Anthroprophh’s label, Rocket Recordings, has a bio up for the group on Bandcamp; the most striking thing is how it weaves promotional copy through entries from the Nurse With Wound list. The list, named after Steven Stapleton’s seminal musical outlet, dates back to 1979, when Nurse With Wound included an inventory of recording artists influential to them among copies of that band’s first album, Chance Meeting on a Dissecting Table of a Sewing Machine and an Umbrella. In the ensuing decades, the list has taken on a life of its own, becoming a crucial document for collectors and the basis for much discussion, including whether some of the artists mentioned even exist.
Tiny Mix Tapes talked to Allen about his relationship with the Nurse With Wound list, music discovery, and the idea of an experimental-music canon.
Was the Nurse With Wound list fundamental for the band as collectors? What is your personal history with it?
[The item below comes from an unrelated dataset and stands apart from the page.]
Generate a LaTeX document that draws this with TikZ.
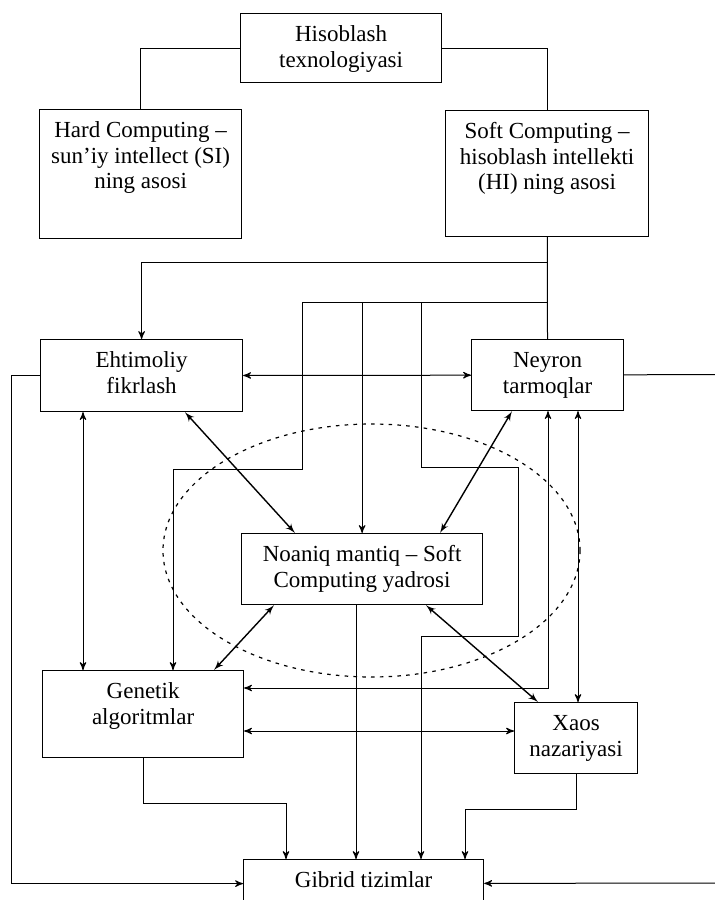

I wouldn’t say it was fundamental to the band as a whole but for myself, it certainly provides a good reference for the kind of artists that were of great interest from a particular and prolific period within modern music. To me, the list is not an anachronism and has had some relevance for anyone curious about experimental music since its publication in 1979. I came to be aware of it via my burgeoning interest in krautrock. The Ultima Thule record shop website decided to print the list in its entirety. I never could afford or even obtain the first Nurse with Wound LP, especially at that time back in the late 90s, so I never saw it in the flesh, so to speak. I didn’t religiously hunt down a lot of the records on the list, and some of the music I just naturally bumped into in my search for artists I had never heard of before...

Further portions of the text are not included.